### Short problem
Exact reproduction is required for the lines bounded by the one containing "Write the matplotlib code for this chart." and the one containing "colors = ['#d15f0e', '#fdd66b', '#2f9c6c', '#19c3c8', '#3f7bb5']", both bounds included. Print them without any pictures.
⁂
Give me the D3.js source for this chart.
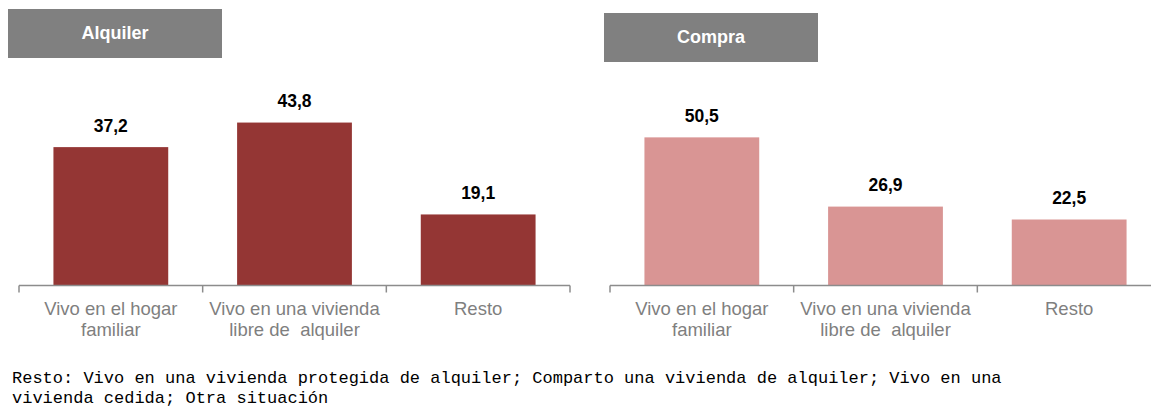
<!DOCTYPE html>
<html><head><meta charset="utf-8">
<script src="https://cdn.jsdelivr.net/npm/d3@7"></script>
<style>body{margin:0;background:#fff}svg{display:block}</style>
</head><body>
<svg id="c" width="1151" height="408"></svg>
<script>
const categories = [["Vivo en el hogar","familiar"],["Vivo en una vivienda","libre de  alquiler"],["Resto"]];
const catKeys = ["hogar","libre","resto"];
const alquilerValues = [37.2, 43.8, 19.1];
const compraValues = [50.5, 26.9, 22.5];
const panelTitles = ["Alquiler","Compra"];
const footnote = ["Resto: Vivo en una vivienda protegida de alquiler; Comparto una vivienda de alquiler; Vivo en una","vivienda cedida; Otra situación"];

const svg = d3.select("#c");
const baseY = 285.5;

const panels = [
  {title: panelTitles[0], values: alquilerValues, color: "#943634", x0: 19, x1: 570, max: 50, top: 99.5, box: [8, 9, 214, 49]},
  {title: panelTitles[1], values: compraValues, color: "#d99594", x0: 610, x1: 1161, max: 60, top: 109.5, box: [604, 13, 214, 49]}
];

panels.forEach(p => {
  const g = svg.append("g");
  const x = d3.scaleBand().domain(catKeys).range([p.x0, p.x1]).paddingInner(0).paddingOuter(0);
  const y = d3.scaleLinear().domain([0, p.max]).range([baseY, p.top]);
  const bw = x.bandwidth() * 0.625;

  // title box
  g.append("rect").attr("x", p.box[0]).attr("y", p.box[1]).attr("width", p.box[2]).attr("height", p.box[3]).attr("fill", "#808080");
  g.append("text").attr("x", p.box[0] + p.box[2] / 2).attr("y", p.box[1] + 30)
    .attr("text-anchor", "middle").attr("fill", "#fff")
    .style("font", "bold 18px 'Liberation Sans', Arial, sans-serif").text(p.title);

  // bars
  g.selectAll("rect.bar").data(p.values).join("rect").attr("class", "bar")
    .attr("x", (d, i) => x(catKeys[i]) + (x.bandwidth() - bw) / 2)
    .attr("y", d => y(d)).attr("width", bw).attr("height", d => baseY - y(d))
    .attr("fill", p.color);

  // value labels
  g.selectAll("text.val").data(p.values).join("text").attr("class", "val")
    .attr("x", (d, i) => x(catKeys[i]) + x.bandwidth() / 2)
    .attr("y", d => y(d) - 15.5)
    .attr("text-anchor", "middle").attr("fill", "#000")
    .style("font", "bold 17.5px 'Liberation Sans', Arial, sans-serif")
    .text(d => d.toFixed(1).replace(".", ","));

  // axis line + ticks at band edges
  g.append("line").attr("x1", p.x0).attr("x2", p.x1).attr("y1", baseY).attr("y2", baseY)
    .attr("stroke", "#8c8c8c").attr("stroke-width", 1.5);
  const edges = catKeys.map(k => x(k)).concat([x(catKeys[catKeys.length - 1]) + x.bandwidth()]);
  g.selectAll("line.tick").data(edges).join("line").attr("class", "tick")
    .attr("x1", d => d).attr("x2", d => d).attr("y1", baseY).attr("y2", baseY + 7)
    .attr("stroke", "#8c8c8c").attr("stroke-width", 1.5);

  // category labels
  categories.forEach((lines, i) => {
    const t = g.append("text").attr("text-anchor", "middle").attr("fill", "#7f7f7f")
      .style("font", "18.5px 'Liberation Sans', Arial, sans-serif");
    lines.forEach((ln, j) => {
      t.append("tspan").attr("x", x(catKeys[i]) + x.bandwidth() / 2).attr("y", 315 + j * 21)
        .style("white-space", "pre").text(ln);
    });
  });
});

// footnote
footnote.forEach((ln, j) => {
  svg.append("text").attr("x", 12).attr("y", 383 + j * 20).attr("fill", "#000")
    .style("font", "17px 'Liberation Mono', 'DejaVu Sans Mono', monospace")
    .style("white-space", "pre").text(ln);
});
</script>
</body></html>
⁂
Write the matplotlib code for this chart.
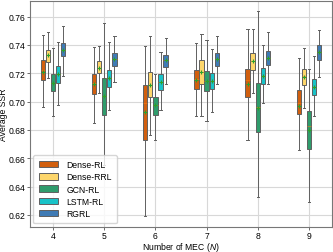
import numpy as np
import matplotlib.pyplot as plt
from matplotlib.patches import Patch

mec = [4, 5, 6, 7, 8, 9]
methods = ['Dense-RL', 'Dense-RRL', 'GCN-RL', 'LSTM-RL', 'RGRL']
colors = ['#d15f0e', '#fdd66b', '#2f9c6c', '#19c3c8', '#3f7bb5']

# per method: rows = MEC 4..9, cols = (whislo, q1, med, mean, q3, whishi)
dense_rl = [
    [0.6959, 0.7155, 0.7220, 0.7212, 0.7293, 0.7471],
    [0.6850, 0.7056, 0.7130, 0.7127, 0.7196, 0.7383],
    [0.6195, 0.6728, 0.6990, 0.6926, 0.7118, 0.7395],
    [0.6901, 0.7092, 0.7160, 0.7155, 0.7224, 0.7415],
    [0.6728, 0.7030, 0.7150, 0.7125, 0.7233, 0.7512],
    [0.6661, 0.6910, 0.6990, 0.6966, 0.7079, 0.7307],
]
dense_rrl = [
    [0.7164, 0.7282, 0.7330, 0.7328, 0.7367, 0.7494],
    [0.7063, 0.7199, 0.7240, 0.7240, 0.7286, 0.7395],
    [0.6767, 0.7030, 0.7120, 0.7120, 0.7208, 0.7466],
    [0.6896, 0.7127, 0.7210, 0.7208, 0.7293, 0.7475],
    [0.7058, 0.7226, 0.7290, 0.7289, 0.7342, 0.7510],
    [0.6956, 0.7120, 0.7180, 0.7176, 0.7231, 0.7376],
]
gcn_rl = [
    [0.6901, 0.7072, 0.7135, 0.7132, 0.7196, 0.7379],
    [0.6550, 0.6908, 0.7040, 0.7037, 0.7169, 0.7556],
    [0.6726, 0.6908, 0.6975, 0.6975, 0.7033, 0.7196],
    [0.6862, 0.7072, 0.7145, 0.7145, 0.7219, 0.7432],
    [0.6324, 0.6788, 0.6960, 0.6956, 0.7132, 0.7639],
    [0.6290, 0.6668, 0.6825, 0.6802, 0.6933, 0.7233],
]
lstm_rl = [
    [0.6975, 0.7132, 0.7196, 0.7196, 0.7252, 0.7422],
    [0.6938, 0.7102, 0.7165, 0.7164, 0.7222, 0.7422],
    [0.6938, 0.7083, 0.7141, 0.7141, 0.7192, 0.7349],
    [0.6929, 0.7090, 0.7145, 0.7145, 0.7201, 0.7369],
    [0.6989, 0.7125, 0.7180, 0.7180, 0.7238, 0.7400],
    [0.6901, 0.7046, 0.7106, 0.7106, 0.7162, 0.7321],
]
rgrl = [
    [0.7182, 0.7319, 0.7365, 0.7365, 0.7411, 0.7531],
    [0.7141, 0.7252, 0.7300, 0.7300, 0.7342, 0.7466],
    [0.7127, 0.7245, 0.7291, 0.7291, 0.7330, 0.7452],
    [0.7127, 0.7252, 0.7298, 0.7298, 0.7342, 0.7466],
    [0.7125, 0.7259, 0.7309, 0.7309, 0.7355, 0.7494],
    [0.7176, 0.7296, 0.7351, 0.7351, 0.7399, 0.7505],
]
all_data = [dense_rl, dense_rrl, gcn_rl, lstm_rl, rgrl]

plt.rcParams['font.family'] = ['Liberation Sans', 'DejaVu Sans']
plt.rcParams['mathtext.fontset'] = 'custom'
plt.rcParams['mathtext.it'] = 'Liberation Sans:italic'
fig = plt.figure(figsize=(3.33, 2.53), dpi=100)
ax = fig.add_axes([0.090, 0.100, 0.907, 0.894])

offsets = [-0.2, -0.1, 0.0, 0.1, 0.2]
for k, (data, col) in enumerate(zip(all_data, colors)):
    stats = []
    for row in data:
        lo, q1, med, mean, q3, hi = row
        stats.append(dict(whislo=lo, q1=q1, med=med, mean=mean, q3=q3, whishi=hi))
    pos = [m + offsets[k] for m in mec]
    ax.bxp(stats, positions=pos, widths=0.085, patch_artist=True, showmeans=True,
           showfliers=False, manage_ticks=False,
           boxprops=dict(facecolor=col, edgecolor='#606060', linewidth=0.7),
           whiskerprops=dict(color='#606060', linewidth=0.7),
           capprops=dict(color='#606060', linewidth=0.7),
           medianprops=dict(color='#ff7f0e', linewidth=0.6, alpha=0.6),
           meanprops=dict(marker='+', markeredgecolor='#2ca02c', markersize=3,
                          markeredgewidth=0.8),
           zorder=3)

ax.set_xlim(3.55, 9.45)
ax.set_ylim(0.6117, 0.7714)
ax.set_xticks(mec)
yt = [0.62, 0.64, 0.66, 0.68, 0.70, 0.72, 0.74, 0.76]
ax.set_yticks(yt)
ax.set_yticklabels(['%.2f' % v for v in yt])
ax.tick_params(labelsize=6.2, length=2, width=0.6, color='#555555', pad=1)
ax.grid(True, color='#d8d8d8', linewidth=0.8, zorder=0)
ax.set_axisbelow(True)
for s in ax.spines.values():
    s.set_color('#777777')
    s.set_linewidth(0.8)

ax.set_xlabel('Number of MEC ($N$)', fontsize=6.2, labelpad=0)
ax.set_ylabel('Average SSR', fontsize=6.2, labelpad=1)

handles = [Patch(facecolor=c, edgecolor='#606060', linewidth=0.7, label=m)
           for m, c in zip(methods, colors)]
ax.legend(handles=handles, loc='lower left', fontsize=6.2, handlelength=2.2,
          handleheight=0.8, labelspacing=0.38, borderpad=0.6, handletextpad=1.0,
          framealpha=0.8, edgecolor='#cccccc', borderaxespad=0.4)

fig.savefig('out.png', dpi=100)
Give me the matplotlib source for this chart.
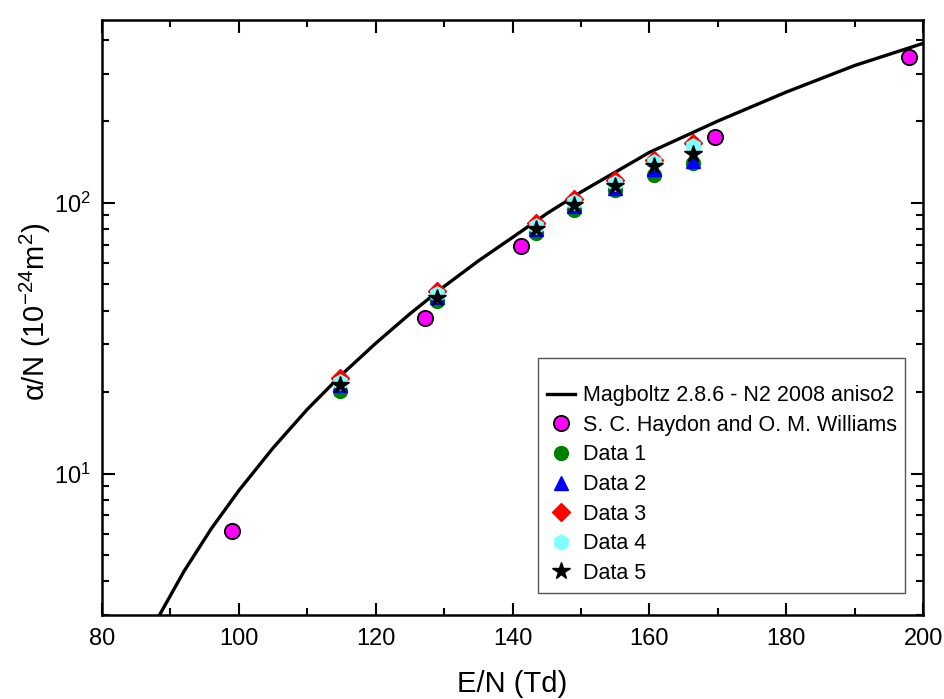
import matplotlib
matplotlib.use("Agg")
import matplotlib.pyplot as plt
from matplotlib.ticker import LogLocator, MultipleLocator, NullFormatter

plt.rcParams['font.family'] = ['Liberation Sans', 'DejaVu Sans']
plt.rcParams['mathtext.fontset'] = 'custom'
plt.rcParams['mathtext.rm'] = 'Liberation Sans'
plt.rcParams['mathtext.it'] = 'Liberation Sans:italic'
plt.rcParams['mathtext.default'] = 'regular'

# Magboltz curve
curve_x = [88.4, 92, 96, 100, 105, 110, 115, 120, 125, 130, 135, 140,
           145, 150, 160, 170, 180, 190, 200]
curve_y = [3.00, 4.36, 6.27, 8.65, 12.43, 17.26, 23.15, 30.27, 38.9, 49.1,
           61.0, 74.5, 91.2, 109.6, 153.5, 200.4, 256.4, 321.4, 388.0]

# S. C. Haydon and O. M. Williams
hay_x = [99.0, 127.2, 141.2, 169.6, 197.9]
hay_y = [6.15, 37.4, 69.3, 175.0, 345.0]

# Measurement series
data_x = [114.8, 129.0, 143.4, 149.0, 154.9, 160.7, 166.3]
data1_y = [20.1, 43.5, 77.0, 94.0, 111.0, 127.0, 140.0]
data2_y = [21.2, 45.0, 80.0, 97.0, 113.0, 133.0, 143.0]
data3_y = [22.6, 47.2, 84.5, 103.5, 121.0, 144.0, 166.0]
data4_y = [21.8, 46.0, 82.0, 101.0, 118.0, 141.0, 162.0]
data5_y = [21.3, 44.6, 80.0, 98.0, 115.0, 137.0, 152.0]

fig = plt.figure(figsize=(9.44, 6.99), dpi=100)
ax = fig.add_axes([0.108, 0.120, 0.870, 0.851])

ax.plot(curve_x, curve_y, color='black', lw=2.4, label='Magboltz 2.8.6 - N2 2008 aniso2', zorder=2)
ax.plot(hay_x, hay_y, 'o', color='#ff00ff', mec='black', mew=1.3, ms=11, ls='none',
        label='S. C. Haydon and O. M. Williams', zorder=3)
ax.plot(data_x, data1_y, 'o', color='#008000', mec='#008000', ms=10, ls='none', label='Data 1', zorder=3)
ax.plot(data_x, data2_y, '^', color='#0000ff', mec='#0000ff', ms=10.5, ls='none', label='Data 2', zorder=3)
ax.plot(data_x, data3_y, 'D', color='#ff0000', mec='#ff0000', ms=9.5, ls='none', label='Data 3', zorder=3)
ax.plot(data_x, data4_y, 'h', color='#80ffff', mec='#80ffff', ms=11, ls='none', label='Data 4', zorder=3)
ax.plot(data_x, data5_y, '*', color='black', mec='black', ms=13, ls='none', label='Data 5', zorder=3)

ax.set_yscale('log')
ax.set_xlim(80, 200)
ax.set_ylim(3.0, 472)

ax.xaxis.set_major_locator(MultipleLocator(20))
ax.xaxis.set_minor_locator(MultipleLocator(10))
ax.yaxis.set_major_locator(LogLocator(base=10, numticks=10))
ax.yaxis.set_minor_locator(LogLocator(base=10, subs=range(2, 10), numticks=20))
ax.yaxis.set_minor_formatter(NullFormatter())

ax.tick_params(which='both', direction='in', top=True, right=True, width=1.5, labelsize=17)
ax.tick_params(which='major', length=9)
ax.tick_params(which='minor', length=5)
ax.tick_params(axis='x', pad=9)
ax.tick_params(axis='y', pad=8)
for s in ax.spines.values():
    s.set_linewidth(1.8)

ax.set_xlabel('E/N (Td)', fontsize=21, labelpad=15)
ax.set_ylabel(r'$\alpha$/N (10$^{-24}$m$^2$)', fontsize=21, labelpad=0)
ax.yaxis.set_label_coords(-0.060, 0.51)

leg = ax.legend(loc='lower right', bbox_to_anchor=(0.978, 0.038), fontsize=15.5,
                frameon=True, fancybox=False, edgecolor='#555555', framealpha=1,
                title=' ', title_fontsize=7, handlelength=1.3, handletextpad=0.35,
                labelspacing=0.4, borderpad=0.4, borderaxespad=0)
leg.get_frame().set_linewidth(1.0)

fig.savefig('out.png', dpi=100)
⁂
### Output for this task
Write the matplotlib code for this chart.
import numpy as np
import matplotlib.pyplot as plt
from matplotlib.patches import Patch

mec = [4, 5, 6, 7, 8, 9]
methods = ['Dense-RL', 'Dense-RRL', 'GCN-RL', 'LSTM-RL', 'RGRL']
colors = ['#d15f0e', '#fdd66b', '#2f9c6c', '#19c3c8', '#3f7bb5']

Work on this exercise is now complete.